• [EXERCISE]
Only a number is wanted: how many lines of the entries include the string "page"?

# Start of INPUT ROWS

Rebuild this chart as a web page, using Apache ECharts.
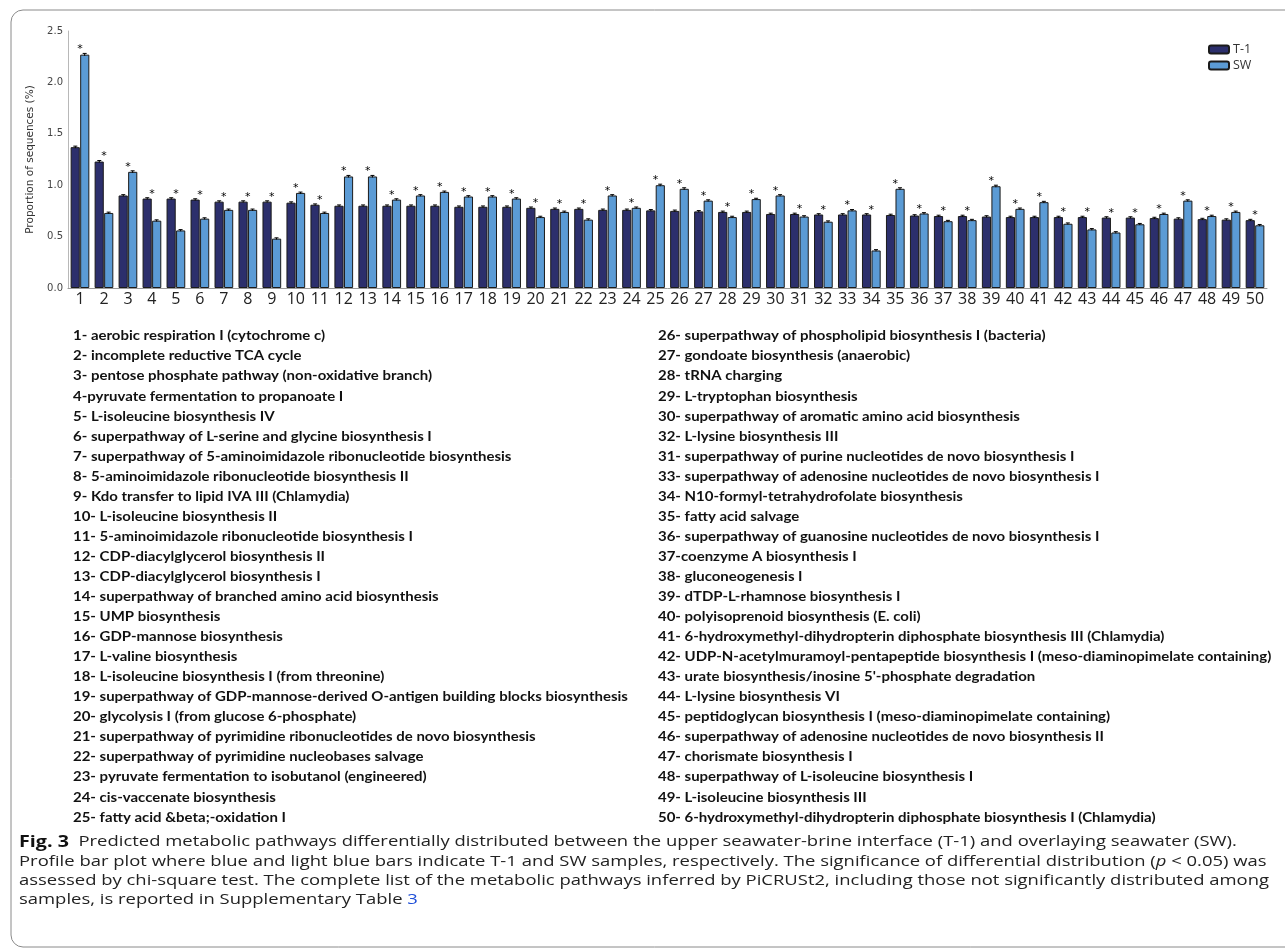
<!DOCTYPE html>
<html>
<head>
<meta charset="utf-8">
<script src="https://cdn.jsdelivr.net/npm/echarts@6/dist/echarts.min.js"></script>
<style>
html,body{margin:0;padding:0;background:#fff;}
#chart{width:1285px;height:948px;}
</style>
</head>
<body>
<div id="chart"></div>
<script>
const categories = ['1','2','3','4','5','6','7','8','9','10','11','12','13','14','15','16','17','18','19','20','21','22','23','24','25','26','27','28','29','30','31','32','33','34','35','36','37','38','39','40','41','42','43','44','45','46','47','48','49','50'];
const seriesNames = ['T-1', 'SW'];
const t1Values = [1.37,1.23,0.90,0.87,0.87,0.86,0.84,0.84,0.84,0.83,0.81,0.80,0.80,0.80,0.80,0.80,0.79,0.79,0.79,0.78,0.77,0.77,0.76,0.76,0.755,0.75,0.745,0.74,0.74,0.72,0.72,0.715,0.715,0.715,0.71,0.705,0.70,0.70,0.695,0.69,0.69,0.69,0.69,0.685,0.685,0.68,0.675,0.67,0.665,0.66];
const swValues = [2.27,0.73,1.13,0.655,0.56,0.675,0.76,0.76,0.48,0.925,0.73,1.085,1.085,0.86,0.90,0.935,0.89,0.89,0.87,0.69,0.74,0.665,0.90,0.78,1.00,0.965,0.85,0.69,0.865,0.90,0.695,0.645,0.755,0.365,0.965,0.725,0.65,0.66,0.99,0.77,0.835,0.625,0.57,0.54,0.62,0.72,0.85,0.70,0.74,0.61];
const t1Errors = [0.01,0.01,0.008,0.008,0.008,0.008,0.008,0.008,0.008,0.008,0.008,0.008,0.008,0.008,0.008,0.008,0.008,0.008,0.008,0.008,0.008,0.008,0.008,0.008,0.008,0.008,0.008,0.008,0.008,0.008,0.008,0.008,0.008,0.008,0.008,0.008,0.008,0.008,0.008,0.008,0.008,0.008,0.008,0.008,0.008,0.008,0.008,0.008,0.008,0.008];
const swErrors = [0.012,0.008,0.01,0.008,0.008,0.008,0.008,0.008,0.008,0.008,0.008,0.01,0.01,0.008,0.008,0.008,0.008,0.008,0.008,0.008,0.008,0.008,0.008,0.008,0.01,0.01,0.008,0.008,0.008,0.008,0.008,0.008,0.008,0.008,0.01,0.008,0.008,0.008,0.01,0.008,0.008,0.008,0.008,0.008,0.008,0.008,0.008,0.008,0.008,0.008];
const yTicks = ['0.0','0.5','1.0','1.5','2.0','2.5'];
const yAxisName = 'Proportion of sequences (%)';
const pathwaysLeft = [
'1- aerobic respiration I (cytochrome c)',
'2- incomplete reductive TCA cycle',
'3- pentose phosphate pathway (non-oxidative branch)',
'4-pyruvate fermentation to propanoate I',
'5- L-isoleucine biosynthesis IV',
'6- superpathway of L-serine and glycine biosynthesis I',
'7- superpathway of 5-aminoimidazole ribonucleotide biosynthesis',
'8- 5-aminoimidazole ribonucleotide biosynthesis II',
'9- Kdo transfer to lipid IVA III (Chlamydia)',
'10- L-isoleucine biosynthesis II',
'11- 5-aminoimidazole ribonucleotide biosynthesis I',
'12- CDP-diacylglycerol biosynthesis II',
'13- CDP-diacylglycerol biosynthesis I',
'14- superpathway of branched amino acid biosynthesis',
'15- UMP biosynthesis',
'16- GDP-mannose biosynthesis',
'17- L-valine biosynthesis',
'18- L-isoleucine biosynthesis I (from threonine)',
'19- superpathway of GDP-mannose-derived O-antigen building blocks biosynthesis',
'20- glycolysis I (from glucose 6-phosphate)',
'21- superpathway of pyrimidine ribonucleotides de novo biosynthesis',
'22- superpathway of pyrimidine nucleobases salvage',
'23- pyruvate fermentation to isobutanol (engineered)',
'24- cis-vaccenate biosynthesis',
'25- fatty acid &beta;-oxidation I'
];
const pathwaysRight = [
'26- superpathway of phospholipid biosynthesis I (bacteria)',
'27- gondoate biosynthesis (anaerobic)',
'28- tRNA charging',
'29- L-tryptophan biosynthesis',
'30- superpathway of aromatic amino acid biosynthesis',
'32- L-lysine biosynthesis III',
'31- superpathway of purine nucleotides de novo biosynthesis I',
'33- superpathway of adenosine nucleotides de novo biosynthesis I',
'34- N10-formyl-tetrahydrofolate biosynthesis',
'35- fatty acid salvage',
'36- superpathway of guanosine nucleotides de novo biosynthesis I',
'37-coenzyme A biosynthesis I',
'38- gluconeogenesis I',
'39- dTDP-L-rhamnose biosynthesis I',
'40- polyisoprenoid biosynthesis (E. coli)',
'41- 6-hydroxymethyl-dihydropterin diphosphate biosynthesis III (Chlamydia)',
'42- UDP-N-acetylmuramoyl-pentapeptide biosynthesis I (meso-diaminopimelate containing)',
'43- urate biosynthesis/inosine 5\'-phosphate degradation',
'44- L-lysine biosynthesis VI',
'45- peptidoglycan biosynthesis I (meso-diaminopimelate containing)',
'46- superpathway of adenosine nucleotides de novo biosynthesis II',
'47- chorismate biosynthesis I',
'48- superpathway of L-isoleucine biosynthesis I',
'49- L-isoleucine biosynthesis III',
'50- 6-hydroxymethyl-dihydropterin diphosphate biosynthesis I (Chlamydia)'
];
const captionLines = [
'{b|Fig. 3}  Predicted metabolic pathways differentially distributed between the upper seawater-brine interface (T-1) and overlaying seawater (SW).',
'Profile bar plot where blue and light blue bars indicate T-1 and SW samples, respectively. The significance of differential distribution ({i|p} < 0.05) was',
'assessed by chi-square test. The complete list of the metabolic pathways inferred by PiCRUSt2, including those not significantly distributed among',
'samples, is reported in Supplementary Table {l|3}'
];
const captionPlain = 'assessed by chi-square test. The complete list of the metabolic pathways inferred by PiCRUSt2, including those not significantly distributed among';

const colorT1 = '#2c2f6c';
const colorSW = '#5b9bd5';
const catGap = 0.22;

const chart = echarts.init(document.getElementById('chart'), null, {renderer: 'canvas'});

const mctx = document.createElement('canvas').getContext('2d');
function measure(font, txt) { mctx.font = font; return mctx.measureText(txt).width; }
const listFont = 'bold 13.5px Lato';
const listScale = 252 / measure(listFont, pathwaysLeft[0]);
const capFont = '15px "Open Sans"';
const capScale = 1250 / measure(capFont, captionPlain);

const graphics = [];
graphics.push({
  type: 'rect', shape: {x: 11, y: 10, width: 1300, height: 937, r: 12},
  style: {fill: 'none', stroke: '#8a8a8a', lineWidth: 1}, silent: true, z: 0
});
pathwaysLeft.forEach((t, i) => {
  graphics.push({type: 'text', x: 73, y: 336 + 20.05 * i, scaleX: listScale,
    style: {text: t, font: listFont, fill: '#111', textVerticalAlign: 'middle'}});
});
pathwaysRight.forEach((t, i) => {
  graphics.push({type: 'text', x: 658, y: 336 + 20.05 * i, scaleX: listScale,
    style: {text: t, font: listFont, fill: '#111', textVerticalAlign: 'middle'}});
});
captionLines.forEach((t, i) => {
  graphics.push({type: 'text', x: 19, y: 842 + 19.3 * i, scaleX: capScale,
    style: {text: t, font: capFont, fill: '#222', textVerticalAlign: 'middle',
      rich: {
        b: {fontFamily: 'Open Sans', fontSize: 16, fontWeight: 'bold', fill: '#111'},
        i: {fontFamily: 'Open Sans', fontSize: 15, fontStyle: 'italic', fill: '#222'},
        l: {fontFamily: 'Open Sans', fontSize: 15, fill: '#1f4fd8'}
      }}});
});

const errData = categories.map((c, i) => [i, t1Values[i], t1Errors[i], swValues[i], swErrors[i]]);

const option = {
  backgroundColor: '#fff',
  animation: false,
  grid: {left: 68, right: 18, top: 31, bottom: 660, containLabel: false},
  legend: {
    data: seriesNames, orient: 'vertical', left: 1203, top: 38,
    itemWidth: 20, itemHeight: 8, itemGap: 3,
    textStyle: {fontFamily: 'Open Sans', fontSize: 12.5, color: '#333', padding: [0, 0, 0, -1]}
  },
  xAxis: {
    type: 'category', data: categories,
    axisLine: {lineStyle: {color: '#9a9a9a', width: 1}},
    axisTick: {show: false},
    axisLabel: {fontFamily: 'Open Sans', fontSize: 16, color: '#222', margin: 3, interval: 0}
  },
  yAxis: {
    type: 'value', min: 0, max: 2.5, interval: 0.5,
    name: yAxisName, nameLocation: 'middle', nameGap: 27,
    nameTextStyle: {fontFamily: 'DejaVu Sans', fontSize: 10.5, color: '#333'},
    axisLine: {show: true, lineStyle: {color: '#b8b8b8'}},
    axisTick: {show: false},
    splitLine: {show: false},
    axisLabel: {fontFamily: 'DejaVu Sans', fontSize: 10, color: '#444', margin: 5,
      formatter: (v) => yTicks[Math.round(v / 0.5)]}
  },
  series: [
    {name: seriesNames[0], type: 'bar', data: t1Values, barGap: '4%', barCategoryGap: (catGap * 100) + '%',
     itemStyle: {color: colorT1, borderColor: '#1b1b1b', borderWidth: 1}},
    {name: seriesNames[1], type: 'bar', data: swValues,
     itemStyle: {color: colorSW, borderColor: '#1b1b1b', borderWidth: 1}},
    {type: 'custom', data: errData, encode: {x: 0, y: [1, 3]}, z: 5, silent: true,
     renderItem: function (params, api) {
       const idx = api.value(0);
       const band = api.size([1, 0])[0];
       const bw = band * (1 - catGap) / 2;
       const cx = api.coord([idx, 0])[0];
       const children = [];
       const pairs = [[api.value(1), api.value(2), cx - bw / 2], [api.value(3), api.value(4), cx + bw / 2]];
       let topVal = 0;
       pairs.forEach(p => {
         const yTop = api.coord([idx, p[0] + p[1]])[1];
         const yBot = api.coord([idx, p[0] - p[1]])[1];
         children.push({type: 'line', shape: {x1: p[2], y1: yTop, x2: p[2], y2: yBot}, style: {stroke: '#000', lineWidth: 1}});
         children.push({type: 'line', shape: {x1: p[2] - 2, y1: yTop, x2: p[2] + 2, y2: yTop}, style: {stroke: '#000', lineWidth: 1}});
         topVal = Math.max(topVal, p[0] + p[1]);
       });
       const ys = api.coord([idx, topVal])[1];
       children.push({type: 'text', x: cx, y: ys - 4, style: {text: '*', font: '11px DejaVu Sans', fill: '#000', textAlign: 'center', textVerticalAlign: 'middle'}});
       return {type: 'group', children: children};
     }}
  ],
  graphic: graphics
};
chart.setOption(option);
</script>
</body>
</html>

# End of INPUT ROWS
# Start of INPUT ROWS

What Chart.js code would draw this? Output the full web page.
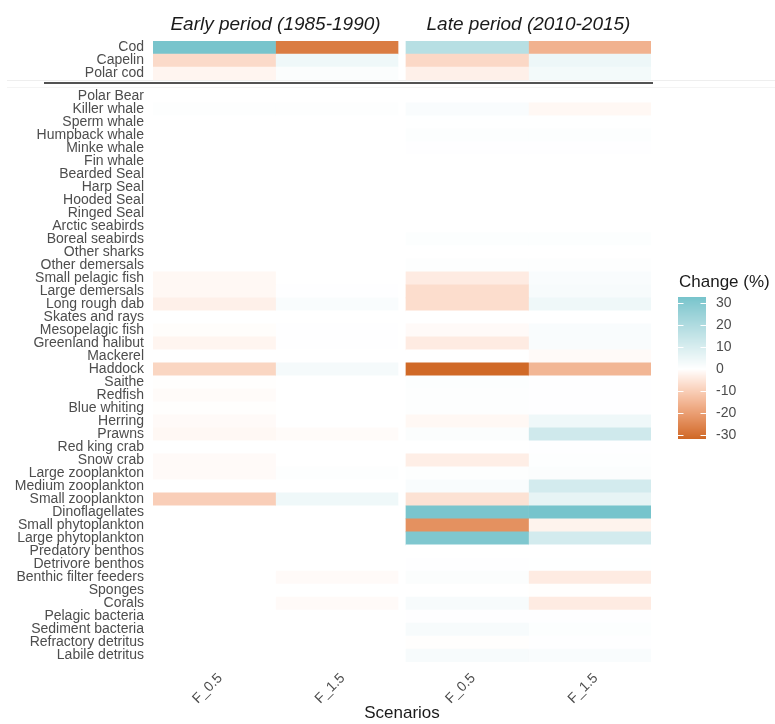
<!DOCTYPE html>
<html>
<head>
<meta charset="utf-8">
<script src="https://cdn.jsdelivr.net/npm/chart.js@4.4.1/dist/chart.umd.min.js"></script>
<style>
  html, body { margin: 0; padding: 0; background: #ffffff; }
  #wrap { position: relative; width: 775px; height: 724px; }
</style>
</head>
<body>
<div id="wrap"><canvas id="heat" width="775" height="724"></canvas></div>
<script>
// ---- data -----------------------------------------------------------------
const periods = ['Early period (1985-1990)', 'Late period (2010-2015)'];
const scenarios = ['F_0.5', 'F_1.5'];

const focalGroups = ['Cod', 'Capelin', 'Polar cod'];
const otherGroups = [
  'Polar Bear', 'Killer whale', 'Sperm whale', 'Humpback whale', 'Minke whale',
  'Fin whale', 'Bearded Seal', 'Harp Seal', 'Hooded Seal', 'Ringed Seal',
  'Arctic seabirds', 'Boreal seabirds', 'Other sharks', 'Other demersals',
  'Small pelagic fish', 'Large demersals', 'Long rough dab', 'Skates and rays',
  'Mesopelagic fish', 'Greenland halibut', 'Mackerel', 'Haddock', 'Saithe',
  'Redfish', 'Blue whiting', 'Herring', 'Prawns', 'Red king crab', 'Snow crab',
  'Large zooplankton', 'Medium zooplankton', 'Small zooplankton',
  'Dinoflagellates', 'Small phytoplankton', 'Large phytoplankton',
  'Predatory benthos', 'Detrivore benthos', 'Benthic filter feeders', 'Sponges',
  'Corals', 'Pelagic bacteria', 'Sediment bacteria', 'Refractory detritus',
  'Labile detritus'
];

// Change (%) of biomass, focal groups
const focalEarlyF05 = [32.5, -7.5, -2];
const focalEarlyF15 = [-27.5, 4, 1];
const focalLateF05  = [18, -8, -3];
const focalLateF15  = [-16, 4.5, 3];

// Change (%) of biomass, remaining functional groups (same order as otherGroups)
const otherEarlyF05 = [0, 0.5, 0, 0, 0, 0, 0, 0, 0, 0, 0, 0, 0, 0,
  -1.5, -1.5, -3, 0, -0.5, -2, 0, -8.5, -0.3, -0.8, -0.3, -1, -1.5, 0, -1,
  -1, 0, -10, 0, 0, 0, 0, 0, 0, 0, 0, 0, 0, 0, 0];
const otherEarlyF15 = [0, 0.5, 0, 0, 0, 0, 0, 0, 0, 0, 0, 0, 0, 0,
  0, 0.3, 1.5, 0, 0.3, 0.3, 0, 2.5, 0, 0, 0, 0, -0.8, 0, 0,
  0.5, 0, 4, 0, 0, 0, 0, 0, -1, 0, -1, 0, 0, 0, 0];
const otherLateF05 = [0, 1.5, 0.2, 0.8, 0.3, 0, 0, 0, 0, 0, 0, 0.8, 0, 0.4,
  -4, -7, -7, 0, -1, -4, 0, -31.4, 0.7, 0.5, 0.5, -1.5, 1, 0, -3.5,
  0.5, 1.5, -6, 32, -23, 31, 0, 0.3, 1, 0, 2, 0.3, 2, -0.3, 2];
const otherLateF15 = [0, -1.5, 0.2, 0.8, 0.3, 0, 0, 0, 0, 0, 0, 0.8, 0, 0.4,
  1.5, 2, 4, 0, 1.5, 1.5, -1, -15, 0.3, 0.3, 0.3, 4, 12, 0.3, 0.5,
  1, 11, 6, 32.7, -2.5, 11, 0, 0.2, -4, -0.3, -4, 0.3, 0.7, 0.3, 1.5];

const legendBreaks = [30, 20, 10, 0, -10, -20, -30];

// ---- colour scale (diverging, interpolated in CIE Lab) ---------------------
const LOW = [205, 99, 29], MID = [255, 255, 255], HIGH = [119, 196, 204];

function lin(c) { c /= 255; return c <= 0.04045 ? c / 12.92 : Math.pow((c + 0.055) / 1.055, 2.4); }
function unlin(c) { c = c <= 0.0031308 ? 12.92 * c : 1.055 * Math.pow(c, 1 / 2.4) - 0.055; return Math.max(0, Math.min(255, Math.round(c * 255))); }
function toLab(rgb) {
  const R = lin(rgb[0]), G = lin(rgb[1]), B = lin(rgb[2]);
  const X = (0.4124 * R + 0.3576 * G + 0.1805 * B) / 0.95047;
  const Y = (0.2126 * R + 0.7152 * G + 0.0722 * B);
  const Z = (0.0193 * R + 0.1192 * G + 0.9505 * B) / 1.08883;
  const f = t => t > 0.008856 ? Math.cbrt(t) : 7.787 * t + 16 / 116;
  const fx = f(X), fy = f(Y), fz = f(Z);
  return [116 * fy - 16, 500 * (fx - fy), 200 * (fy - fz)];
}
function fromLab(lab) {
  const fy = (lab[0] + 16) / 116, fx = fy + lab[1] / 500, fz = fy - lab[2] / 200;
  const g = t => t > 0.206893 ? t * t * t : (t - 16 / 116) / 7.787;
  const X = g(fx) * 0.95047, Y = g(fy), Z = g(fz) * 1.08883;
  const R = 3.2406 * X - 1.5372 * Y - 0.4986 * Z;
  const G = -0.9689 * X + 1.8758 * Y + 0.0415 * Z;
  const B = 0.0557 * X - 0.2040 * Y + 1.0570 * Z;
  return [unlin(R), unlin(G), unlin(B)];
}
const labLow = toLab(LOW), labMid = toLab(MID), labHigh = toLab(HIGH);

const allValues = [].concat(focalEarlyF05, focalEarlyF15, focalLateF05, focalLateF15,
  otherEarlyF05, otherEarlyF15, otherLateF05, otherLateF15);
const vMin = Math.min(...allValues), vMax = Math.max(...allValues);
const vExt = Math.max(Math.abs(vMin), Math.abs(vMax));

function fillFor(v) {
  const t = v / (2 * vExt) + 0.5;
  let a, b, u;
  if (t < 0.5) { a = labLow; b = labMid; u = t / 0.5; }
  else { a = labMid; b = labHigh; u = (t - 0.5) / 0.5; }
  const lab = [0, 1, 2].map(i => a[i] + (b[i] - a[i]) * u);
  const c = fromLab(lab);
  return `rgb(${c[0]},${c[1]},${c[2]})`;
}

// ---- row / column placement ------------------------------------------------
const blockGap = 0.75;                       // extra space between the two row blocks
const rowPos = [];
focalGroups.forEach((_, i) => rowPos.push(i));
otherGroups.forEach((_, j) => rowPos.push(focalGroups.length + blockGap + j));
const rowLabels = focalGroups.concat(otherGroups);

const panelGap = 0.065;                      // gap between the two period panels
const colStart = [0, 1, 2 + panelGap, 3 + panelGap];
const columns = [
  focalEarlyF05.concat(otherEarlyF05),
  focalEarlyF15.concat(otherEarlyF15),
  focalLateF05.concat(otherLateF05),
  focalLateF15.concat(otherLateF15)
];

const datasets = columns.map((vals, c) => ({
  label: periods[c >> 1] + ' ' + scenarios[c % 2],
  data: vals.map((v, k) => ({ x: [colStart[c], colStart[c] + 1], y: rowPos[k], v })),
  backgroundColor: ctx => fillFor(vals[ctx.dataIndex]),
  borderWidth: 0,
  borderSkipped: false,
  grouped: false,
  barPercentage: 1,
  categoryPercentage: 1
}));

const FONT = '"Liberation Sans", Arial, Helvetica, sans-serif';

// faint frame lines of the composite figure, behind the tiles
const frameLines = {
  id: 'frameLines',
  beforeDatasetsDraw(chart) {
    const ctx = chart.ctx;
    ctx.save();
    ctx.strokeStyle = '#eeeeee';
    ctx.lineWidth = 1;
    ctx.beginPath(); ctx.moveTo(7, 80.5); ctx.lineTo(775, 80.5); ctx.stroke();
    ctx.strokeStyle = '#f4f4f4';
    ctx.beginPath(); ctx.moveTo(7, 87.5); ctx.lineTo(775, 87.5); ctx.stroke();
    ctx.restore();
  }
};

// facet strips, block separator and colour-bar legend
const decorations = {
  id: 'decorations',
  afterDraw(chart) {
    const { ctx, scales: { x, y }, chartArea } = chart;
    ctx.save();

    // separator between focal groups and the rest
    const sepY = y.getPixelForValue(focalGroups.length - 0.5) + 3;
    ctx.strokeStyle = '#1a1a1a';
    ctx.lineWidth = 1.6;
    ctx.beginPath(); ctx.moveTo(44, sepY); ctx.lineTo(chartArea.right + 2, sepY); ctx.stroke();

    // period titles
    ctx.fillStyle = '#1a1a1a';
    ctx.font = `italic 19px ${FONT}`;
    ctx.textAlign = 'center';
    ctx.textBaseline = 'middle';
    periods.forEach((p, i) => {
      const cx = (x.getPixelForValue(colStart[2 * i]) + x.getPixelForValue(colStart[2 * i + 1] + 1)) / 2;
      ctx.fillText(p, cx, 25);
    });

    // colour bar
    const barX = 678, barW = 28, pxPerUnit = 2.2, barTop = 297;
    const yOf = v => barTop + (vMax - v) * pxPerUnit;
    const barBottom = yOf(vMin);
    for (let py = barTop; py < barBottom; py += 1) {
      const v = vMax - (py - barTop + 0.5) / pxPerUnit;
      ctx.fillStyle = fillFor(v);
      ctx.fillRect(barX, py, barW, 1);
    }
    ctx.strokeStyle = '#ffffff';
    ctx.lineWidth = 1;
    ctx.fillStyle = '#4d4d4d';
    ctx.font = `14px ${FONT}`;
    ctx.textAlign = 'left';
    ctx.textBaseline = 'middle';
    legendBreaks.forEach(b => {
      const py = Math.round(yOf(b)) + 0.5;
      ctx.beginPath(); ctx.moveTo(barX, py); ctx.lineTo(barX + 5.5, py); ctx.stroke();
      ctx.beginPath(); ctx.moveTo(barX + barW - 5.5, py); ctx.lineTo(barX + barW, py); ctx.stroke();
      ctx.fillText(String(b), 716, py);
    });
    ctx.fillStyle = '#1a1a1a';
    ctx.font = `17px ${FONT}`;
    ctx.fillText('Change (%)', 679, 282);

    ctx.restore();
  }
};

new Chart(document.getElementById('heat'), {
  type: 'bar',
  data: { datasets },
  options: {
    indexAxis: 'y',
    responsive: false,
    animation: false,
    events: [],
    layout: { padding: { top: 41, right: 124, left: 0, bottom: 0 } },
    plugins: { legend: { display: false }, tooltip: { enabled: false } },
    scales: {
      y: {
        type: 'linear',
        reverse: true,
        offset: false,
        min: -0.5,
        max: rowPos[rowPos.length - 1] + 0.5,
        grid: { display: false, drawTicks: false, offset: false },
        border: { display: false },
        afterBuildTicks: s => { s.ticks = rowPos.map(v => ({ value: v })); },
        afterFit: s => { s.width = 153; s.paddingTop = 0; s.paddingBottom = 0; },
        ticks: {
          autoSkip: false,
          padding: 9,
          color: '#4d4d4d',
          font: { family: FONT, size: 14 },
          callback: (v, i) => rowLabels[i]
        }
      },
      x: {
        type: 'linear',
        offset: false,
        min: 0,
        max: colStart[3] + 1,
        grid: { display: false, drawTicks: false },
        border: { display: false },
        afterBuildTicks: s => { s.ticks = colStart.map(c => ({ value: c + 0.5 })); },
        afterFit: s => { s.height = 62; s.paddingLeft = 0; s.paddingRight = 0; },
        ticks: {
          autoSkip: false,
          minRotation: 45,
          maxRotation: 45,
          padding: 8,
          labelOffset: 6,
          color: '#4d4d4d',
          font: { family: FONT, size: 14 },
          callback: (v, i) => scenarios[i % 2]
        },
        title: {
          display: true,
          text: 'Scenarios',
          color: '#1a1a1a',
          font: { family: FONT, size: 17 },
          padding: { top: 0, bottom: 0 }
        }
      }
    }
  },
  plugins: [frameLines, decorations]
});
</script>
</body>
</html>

# End of INPUT ROWS

• [WRITTEN SOLUTION]
2